:: PROBLEM DESCRIPTION ::
Scan the lines below for the string "this" and copy every one that has it.

:: MATERIAL PROVIDED ::
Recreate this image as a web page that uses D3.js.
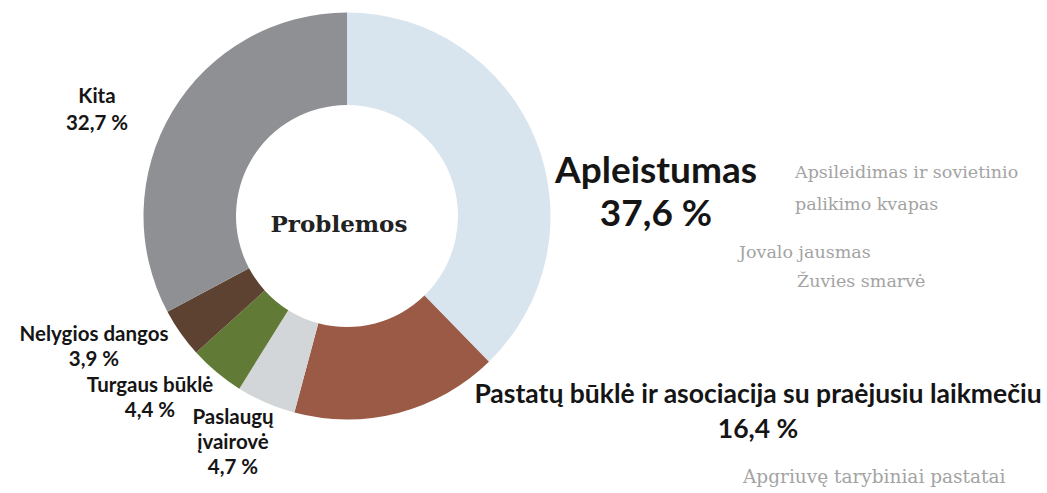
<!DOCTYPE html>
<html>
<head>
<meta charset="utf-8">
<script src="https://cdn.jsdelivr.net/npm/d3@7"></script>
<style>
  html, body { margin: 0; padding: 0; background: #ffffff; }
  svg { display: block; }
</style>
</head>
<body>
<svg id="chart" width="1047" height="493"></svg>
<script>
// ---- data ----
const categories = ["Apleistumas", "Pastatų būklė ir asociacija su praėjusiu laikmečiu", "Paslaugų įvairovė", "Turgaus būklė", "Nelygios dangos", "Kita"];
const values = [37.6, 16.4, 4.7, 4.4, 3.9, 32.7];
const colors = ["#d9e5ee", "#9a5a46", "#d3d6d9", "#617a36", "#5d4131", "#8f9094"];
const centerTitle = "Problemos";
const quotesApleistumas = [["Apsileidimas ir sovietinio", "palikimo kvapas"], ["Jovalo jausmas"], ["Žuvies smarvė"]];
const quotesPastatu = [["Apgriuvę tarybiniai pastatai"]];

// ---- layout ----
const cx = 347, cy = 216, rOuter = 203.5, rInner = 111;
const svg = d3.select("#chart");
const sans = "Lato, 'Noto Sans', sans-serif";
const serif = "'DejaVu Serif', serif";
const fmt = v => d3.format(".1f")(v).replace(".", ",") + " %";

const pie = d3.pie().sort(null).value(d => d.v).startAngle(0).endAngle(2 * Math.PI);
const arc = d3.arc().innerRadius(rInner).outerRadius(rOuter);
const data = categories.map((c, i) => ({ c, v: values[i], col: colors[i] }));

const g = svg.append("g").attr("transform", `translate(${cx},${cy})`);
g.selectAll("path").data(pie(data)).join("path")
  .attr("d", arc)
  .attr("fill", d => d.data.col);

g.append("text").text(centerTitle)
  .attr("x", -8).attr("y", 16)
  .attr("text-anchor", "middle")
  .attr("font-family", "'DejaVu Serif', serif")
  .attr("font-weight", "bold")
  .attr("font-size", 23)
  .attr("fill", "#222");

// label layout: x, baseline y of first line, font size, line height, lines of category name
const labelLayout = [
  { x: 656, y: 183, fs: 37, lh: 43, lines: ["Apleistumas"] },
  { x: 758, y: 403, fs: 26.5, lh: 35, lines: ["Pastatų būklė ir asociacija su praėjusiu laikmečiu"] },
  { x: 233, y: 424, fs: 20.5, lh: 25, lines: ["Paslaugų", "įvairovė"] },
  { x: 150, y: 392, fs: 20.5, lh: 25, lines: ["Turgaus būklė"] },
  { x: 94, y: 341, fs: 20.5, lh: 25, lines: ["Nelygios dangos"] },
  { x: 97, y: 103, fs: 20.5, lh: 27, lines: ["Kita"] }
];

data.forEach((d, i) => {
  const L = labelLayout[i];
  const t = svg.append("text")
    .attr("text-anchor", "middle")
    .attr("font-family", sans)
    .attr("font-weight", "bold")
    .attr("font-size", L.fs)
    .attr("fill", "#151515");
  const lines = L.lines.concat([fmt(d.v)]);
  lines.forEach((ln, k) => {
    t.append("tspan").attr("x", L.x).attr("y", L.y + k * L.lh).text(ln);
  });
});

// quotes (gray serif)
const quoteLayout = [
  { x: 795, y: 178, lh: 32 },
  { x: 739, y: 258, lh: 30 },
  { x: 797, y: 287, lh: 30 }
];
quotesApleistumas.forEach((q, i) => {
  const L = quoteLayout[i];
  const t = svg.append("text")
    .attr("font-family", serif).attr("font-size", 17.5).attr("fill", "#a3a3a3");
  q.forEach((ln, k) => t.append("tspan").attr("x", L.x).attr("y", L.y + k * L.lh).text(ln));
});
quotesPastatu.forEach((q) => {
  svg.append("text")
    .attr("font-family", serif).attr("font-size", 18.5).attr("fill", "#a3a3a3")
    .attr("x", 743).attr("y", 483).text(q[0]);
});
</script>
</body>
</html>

...

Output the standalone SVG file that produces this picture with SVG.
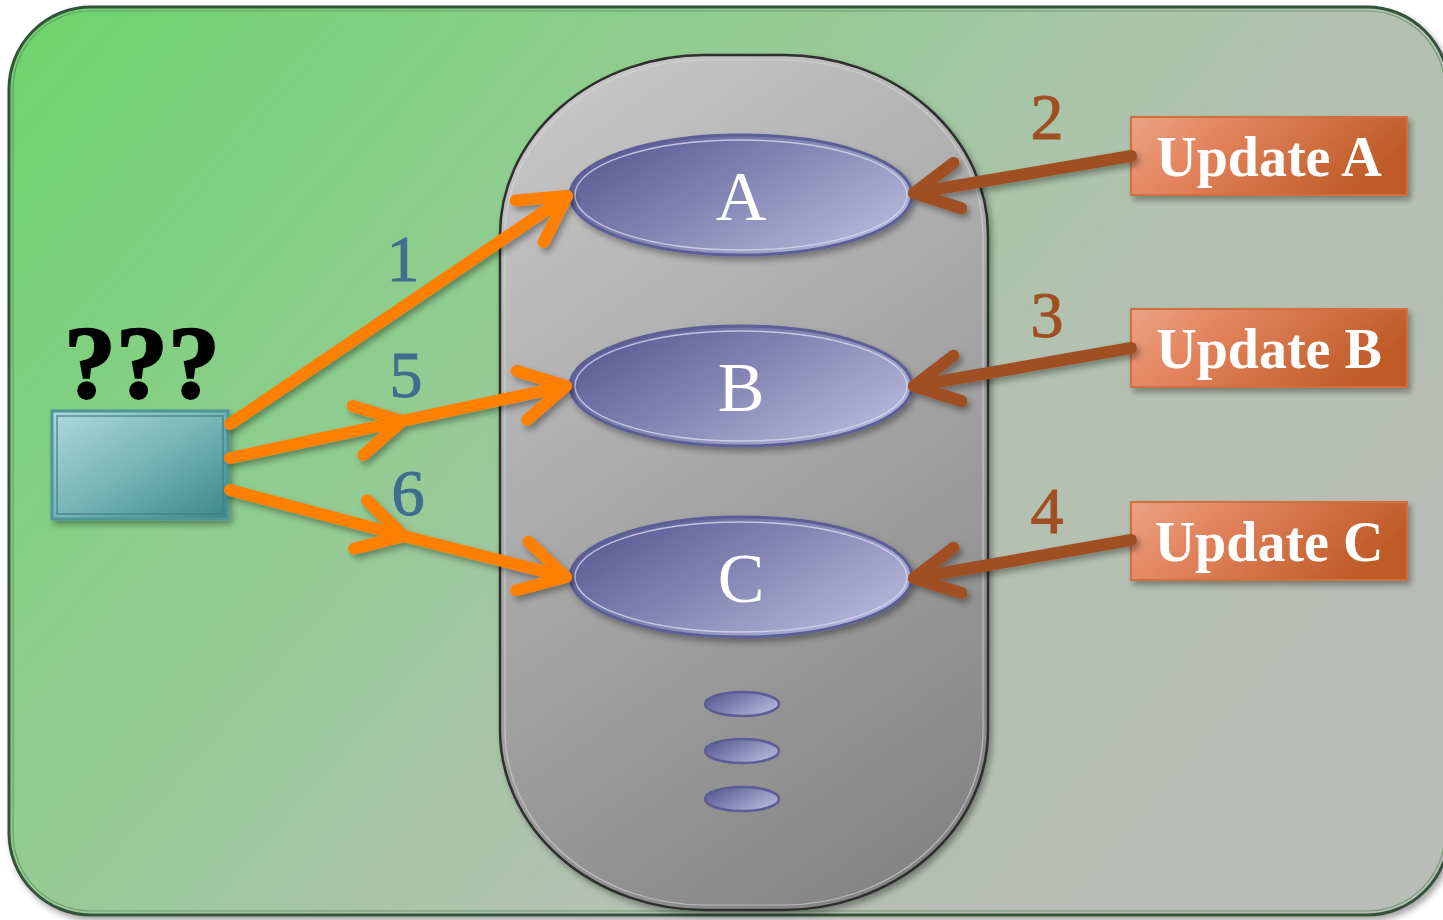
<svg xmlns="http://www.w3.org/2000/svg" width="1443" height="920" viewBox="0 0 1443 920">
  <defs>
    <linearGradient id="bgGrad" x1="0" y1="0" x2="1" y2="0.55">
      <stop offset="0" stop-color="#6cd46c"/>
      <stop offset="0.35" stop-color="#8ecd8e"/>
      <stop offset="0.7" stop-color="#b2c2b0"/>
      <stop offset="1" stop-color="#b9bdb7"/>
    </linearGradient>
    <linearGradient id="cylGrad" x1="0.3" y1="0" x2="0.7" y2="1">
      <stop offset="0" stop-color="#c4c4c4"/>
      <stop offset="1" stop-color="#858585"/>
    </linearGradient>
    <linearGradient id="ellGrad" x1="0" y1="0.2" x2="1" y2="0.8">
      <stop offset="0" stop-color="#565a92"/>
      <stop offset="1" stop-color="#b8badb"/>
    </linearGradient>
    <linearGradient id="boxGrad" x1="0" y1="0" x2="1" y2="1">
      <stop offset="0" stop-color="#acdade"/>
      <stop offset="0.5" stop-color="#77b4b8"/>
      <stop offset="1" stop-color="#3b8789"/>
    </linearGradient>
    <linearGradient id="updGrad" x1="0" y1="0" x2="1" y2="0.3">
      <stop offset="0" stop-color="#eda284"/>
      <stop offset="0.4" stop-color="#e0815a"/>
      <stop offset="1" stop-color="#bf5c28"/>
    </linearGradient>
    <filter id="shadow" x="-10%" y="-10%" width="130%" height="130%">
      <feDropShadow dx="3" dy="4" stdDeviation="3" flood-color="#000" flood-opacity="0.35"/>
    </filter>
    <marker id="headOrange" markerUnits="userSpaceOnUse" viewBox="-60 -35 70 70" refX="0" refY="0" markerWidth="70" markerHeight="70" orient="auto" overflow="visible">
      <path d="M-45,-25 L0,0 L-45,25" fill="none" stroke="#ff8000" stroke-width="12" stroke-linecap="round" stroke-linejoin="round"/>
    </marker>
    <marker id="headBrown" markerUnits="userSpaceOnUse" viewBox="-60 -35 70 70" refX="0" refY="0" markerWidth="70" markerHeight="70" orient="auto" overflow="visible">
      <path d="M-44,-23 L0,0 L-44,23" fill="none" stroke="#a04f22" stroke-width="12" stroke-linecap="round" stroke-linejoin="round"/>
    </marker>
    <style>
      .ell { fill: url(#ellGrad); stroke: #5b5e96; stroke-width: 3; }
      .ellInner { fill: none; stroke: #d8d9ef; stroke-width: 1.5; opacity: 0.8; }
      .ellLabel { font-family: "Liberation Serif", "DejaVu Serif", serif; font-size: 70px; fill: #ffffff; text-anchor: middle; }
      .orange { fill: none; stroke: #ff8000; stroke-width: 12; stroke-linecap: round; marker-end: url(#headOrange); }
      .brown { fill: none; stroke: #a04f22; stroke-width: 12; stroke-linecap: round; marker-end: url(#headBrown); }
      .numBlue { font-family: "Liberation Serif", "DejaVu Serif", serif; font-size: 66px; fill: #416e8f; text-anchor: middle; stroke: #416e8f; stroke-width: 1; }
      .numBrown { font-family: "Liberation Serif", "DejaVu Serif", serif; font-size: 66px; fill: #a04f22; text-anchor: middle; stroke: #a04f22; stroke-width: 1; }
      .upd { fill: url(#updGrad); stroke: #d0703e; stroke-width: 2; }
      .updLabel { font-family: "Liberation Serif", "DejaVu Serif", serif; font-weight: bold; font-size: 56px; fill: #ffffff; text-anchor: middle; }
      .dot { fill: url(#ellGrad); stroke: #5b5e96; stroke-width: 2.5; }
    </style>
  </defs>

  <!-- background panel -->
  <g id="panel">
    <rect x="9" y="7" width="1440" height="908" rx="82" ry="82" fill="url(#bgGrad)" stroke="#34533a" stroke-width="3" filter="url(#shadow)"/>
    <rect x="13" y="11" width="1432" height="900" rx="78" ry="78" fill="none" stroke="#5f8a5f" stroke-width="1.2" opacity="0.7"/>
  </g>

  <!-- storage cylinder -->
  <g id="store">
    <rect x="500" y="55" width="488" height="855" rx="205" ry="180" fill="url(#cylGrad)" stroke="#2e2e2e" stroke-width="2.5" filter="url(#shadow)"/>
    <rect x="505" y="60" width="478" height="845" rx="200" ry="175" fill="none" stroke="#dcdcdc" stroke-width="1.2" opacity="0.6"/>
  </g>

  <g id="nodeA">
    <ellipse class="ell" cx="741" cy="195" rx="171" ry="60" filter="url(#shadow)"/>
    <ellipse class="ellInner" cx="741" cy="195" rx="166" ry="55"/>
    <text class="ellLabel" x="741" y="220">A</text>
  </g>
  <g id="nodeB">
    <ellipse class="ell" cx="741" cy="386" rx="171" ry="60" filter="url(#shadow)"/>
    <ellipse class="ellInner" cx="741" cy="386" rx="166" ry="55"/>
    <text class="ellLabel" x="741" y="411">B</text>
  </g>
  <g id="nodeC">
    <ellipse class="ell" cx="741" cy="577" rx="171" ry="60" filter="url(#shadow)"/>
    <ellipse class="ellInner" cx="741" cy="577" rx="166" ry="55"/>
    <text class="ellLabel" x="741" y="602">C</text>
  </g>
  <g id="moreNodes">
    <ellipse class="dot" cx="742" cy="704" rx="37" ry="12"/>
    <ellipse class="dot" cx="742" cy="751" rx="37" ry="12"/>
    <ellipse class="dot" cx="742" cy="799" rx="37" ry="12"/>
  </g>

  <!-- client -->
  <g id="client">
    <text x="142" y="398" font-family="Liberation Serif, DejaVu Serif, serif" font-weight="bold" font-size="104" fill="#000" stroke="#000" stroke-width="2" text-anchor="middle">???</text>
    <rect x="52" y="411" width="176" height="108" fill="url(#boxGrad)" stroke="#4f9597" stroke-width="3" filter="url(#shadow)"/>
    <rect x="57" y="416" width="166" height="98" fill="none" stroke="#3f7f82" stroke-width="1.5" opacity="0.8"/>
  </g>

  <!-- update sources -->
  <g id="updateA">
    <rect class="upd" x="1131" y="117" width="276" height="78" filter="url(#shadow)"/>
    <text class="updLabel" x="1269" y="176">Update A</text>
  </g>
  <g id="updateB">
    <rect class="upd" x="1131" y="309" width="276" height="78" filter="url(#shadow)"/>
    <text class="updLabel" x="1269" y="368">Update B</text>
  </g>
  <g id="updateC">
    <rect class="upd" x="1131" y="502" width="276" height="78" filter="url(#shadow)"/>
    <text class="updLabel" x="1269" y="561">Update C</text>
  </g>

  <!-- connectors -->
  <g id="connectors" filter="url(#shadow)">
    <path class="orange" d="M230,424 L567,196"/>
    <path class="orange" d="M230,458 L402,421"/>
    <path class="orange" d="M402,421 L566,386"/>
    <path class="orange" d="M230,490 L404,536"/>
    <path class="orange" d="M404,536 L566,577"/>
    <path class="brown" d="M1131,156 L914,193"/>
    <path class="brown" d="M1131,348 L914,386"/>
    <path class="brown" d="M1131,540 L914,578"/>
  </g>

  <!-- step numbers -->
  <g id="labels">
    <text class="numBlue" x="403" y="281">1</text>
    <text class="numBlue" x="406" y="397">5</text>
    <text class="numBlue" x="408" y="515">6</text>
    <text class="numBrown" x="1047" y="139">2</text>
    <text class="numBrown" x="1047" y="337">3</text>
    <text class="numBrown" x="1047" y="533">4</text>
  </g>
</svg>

:: ANSWER BELOW ::
Recreate this image as a web page that uses D3.js.
Output the standalone SVG file that produces this picture with SVG.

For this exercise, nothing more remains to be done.